If someone can hear the difference, bless you.  My system is incredibly resolving so that's not it.  Just my experience.

What I did hear a huge difference in was the playback software.  JRiver was best, Mediamonkey (?) was horrible, iTunes and a whole bunch of others were tested.

acurus, thank you, however, what I have discovered transcends whether or not you, I or anyone else can "hear" a difference. Question is, "is there a difference". Apparently there is.

By the way, I’ve read great things about JRiver from numerous audiophiles so do not doubt it is very good. Best is subjective. In my case I use Windows Media 12 (on Windows 10) and find it more than adequate.

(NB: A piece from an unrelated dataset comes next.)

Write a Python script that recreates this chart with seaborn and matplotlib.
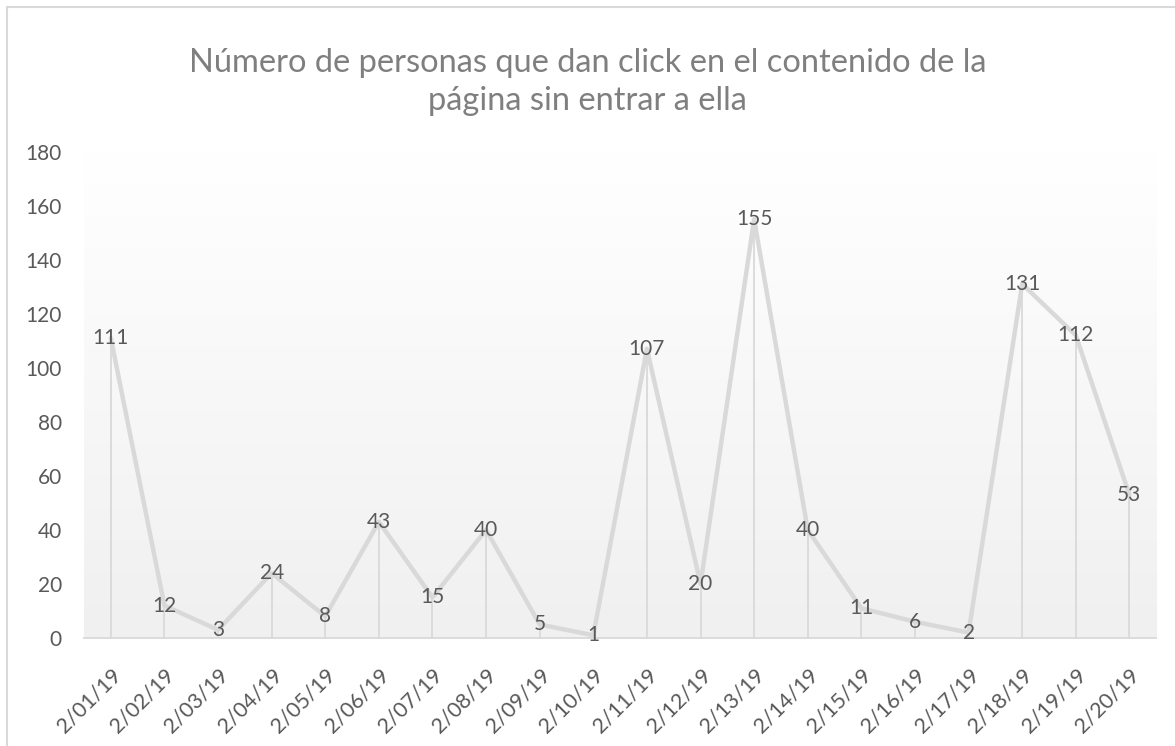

The difference of 2 bytes is probably just a matter of how each program pads the end of a file with zeros. It depends on the way the program writes the data. It has nothing to do with the audio data. It is just a programming difference.
You can do a binary compare of your two files using, for example,  the Windows fc command at the command prompt.

fc/b  file1 file2

There are other compare options, but this is a place to start if you want to go into the differences in your files in more detail.